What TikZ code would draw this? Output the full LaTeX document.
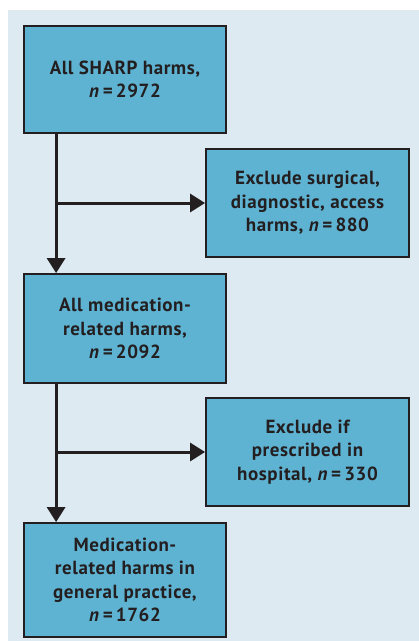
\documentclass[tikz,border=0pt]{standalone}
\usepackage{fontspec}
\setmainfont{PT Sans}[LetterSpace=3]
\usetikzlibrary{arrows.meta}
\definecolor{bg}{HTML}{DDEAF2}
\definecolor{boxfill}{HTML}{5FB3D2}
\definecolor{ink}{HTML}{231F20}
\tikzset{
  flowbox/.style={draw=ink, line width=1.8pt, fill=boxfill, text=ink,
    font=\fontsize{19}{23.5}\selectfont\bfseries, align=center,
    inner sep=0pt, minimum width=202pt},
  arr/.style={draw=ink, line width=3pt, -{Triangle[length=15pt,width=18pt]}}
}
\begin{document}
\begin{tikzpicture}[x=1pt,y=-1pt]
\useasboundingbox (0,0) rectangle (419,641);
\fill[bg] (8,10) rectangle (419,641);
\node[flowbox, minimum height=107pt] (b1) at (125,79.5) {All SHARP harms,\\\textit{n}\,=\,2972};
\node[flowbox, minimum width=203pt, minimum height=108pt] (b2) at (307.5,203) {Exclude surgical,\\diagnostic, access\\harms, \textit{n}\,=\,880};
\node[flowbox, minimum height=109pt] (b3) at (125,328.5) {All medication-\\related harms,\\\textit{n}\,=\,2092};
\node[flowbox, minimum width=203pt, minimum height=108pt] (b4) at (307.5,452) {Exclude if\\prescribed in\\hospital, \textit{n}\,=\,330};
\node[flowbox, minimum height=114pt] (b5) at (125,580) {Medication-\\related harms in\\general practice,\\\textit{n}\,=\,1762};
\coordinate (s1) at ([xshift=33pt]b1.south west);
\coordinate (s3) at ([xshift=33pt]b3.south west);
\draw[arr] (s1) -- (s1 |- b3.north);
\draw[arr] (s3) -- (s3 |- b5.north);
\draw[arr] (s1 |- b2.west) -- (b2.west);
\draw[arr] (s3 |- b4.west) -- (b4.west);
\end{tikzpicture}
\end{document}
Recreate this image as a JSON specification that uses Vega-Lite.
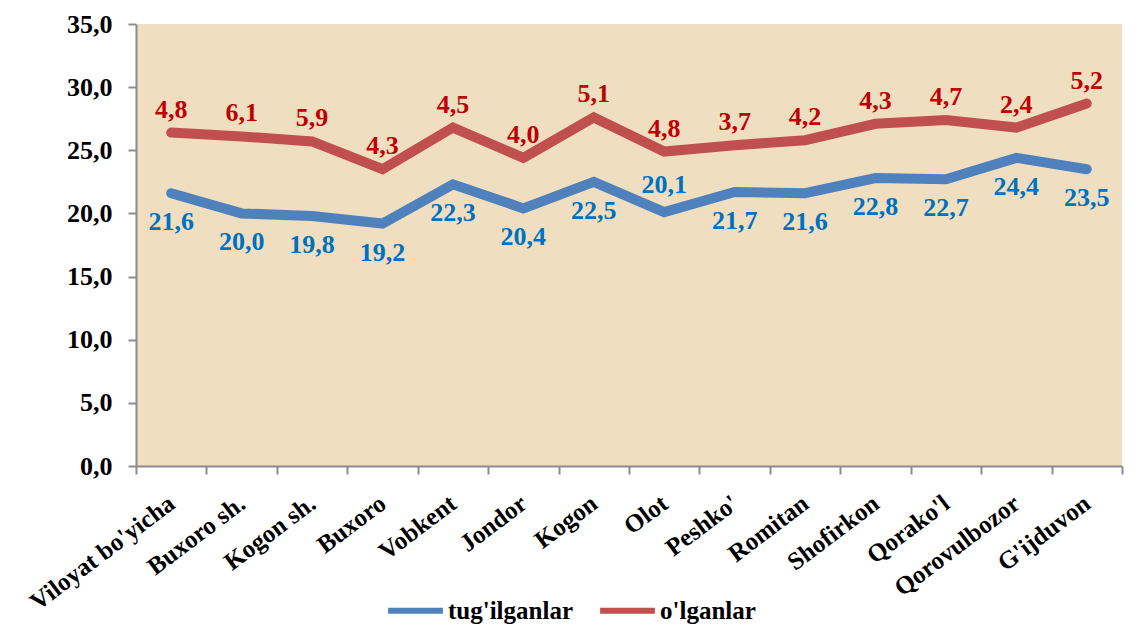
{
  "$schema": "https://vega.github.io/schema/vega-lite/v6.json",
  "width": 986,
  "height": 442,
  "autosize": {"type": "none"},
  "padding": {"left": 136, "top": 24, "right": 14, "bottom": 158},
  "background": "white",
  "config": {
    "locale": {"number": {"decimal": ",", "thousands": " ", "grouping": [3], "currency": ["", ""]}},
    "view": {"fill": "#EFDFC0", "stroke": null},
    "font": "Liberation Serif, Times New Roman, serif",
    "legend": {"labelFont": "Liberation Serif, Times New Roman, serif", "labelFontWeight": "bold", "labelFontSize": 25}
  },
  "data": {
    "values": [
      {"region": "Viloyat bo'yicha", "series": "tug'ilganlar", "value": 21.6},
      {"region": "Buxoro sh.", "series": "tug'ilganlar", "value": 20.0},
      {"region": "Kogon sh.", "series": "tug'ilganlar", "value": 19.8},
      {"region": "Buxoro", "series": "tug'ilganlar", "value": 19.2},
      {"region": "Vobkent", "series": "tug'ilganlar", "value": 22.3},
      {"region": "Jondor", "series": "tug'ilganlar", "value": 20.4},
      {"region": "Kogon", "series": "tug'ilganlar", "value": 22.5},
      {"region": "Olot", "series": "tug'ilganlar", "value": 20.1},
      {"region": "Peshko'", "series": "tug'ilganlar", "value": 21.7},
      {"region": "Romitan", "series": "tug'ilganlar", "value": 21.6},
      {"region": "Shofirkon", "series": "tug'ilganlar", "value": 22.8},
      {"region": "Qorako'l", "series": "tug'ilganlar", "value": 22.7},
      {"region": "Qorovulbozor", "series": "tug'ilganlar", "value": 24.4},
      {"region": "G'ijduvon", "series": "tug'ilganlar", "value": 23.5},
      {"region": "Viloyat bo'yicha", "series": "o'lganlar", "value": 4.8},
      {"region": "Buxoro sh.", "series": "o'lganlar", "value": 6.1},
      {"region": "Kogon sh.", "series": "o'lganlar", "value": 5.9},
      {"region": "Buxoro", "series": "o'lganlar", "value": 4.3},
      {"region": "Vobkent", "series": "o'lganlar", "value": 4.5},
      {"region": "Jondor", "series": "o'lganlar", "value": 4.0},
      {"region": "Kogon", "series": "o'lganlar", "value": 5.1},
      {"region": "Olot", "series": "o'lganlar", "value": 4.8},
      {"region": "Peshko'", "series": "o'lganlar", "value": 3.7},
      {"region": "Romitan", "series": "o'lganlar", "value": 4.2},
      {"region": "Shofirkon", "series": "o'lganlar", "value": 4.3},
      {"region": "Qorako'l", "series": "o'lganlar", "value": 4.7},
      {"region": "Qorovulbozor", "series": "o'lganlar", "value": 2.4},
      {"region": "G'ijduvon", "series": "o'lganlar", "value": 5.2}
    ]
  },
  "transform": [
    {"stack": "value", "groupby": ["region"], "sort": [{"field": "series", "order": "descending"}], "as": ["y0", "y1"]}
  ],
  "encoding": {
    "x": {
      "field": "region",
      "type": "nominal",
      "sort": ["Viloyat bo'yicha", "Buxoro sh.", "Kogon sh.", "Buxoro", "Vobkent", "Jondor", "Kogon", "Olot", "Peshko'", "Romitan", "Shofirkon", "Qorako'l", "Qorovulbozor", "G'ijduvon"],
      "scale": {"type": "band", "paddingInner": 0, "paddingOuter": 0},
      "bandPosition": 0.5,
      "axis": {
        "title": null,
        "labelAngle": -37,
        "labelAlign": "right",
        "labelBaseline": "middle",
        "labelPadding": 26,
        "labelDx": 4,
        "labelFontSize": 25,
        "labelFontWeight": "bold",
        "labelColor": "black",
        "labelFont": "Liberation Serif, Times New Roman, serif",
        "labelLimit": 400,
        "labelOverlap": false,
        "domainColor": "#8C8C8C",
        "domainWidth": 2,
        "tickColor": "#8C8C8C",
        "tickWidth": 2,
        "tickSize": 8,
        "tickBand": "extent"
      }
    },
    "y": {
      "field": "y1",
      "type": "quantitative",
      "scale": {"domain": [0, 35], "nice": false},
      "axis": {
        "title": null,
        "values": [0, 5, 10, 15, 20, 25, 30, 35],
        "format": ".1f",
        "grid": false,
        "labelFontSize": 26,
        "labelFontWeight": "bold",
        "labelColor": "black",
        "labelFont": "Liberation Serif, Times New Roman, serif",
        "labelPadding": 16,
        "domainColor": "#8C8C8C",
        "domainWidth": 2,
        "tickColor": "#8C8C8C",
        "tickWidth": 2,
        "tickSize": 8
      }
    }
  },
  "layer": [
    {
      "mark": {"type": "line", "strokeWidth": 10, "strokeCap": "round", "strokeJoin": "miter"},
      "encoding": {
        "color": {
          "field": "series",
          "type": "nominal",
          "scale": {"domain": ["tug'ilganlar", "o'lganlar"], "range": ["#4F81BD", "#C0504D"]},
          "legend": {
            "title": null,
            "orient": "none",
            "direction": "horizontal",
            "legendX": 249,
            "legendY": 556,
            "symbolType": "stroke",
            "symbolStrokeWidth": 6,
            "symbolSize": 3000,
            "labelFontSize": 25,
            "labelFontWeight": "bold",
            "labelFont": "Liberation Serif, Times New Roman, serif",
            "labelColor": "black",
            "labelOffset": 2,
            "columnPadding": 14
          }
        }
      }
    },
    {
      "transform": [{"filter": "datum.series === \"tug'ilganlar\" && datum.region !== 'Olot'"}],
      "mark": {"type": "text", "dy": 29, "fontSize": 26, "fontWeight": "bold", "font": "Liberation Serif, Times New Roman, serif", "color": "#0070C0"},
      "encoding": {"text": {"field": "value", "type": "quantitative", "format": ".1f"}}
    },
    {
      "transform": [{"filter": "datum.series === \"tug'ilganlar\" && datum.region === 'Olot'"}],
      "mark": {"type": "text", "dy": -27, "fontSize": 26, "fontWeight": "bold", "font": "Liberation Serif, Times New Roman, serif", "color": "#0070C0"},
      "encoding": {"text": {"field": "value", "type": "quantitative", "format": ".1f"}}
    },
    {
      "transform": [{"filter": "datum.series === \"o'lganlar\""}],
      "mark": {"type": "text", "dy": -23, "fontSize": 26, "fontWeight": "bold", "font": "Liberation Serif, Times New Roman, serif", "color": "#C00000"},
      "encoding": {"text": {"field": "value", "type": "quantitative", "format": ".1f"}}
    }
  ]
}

#### Aim of the task:
Which lines hold the word "this"? Copy all of them.

#### Response:
What TikZ code would draw this? Output the full LaTeX document.
Recreate this image as a JSON specification that uses Vega-Lite.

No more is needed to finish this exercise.